For one rain-soaked Saturday morning in Toronto, a soccer pitch turned into the world's biggest tabletop game. On May 23, 254 players gripped metal bars stretched across a 150-foot field at Humber Polytechnic's Lakeshore Campus and set a brand-new Guinness World Records title for the largest game of human foosball.

The rain barely registered once the whistle blew. Decked out in bright blue and green Ontario Lottery and Gaming Corp. jerseys, participants shuffled side to side in unison, laughing, shouting, and chasing a ball around an arena that looked exactly like a supersized version of the classic bar-game staple — rows of player figures, only this time the figures were real people locked to horizontal bars instead of plastic rods.

A Razor-Thin Margin

The record was almost lost before it started. Guinness World Records adjudicator Chloe McCarthy gathered participants at the sidelines before kickoff with a sobering warning. "The minimum number of participants to get this record is 251," she told the crowd. "We have 254 spots on that field. So, if just three or four people are disqualified, you will not get the record title."

The rules were strict. Players had to keep both hands on the bars at all times, stay actively engaged, and never leave the pitch. Anyone breaking those rules would be disqualified — and a single excess disqualification would sink the whole attempt.

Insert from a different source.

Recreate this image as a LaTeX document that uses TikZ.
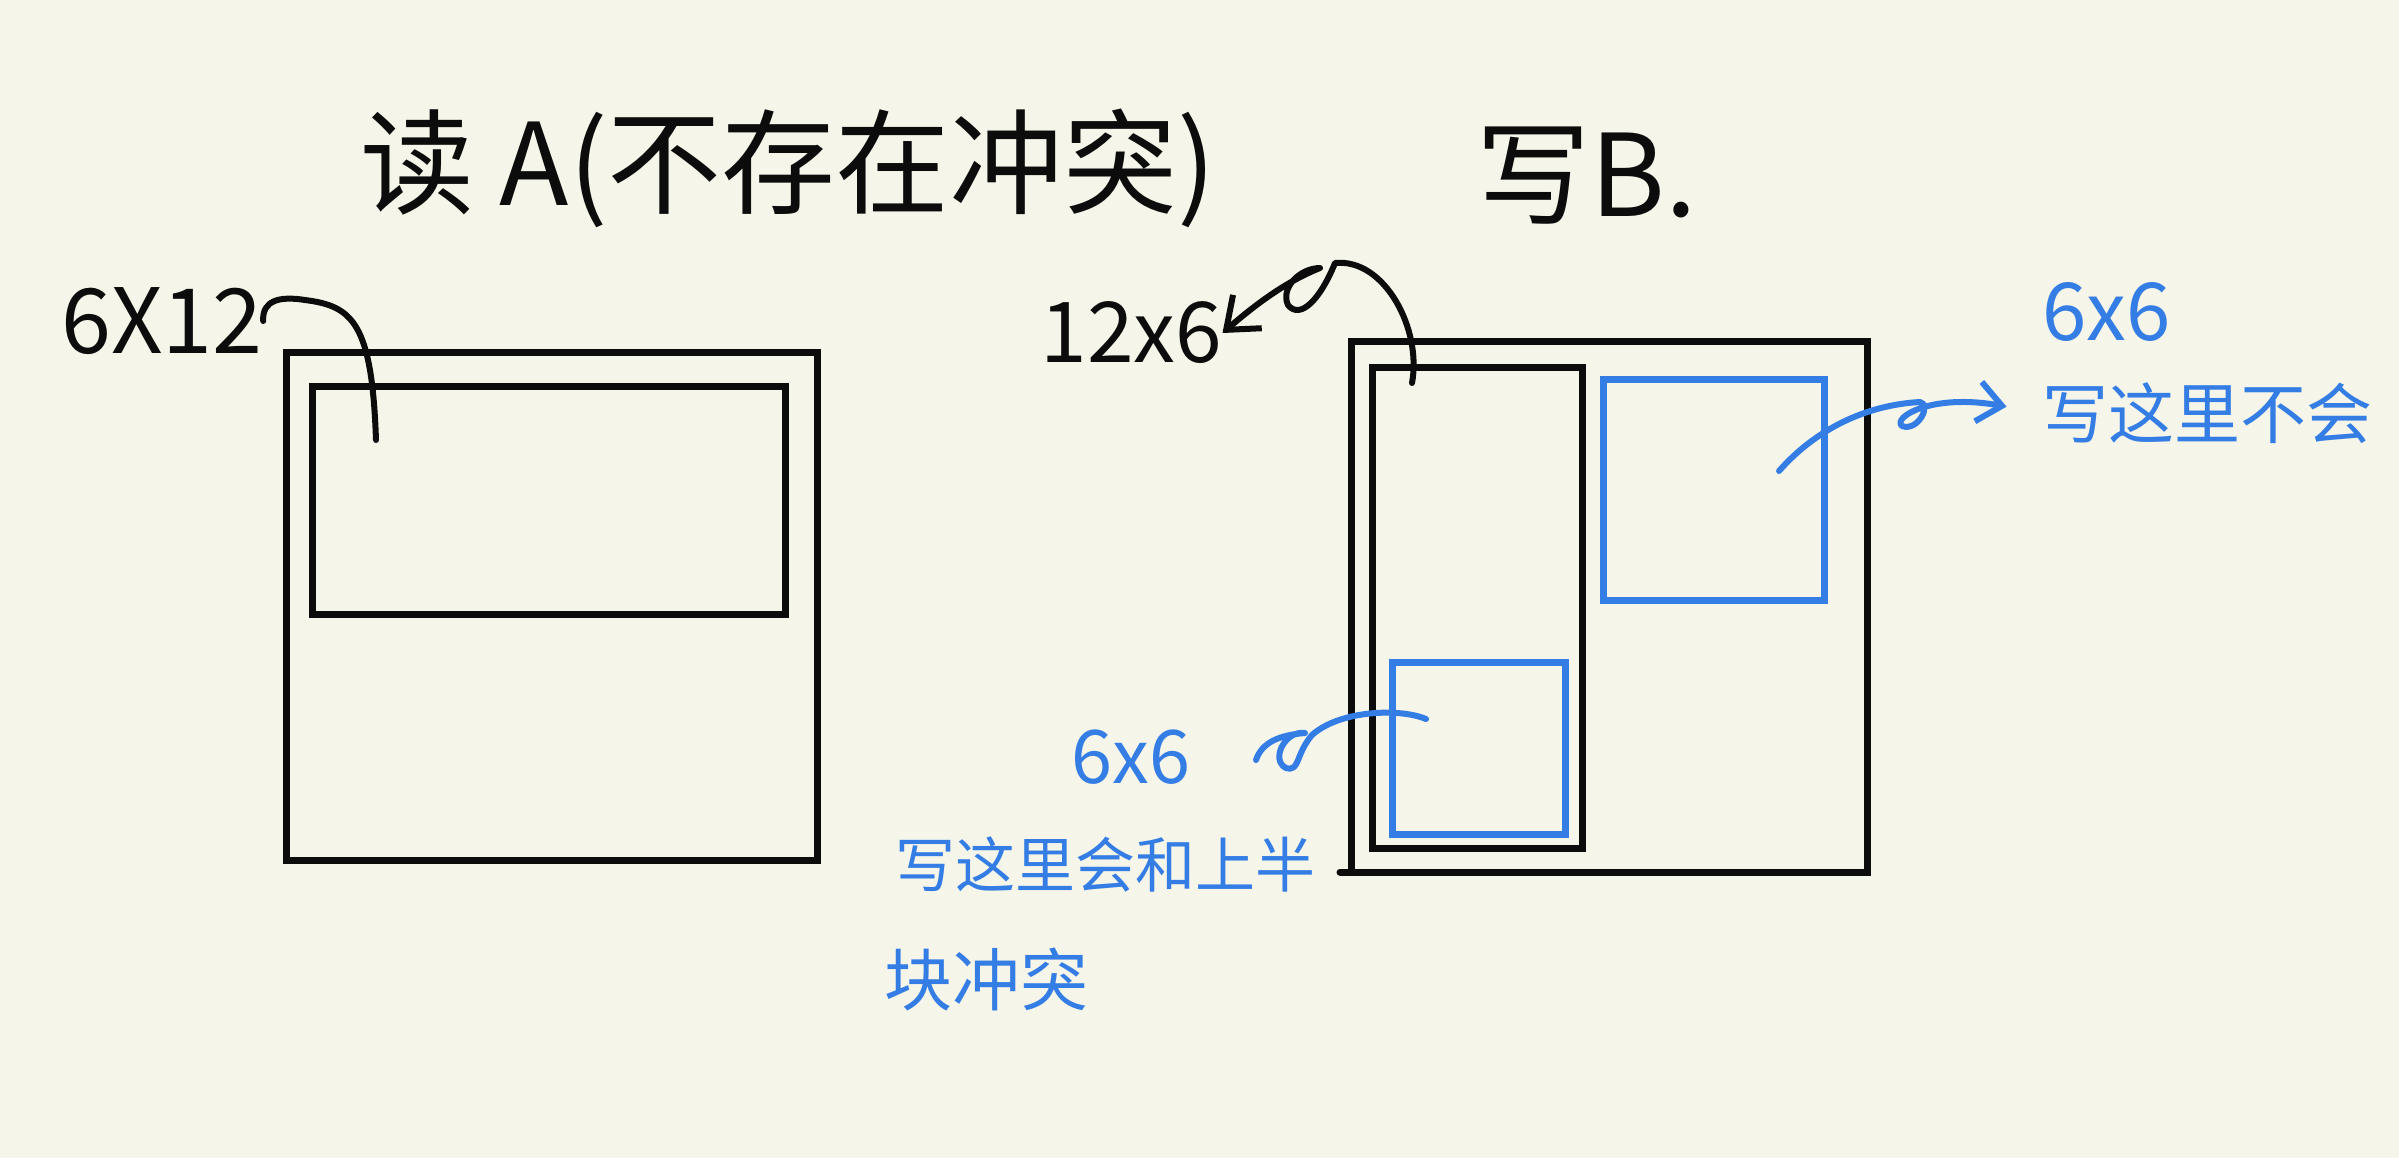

The custom-built arena stretched 150 feet long and 68 feet wide. The bars holding players were arranged in the same rows you'd see on a tabletop foosball table: goalkeeper, defense, midfield, attack. Players could slide along their bar to chase the ball but could not let go.

From Facebook Scroll to World Record

One of those 254 players, Ray Wiecha, had stumbled onto the event through a Canadian Facebook group. "So I decided to join up with this and get a few of my friends to come as well," he said. The pre-game briefing made him uneasy. "I got a little nervous when they talked about the rules because they mentioned you needed a minimum of 250 participants and we only had 254. The goals I thought we could get, but the hand holding of the bars is where I was a little nervous."

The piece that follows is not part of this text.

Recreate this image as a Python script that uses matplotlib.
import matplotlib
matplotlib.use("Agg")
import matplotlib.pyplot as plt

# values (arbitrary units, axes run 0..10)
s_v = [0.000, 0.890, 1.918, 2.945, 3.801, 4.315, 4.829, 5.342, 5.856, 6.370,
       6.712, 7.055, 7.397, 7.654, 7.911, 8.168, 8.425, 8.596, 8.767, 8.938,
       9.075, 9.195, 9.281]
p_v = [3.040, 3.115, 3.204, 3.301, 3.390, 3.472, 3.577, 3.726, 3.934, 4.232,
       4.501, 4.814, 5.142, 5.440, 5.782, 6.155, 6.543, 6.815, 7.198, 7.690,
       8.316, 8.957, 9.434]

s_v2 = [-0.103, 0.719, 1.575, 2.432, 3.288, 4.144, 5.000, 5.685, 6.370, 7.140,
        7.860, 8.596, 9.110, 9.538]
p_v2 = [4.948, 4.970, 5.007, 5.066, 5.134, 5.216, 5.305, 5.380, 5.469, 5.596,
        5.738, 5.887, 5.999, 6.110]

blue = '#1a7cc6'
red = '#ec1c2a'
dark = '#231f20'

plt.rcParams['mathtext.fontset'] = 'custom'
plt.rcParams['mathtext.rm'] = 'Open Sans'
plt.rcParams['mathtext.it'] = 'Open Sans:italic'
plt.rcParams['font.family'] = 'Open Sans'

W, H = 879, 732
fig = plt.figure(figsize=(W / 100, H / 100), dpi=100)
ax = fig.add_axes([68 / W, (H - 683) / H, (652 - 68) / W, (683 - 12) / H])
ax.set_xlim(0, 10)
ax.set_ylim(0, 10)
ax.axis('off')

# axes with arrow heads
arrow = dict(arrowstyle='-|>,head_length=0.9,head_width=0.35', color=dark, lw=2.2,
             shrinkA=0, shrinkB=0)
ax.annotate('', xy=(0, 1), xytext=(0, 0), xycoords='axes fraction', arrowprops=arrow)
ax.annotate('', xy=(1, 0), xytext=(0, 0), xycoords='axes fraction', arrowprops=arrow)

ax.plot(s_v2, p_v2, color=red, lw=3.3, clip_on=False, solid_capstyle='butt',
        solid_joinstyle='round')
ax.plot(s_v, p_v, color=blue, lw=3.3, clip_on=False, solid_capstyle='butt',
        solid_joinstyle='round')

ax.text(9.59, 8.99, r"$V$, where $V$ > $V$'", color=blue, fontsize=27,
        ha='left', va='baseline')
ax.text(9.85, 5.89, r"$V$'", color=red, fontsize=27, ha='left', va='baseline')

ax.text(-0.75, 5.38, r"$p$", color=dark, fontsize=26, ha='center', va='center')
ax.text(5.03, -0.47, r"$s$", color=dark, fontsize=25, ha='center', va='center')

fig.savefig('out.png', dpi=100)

Once the ball moved, nerves gave way to competition. Players slid back and forth in coordinated bursts. Cheers went up from the sidelines. The brass band that had been ringing in the celebration kept going through the downpour.

By the end, Team Green had beaten Team Blue 12-9. Matthew King, an OLG employee playing goalkeeper, said he scored the final two goals despite admitting he doesn't really play soccer. "I knew the concept, but I don't play," he laughed afterward, sleeves soaked, hands stiff from gripping the bar.

A Warm-Up for the World Cup

The event was timed as part of the lead-up to the 2026 FIFA World Cup, which runs June 11 through July 19 and includes games in Toronto, Vancouver, and host cities in the United States and Mexico. OLG, which organized the day, framed the record attempt as a celebration of grassroots soccer programs and coaching initiatives across Ontario.

It also fit a pattern Guinness has been seeing more of: big, joyful, community-driven records that need hundreds of strangers to pull off, where the achievement belongs to everyone who showed up. Largest human chess match, biggest dance flash mob, biggest line dance — they all share the same magic of a crowd of mostly amateurs deciding to do one slightly absurd thing together, and pulling it off.

Records You Can Hold With Wet Sleeves

For the 254 players in Toronto, the record is something they'll carry with them well past the soggy field. As King put it, standing in the rain, he could barely tell how cold he was by the end. The score on the board said 12-9. The line in the Guinness book will say 254. Both numbers add up to a very good Saturday.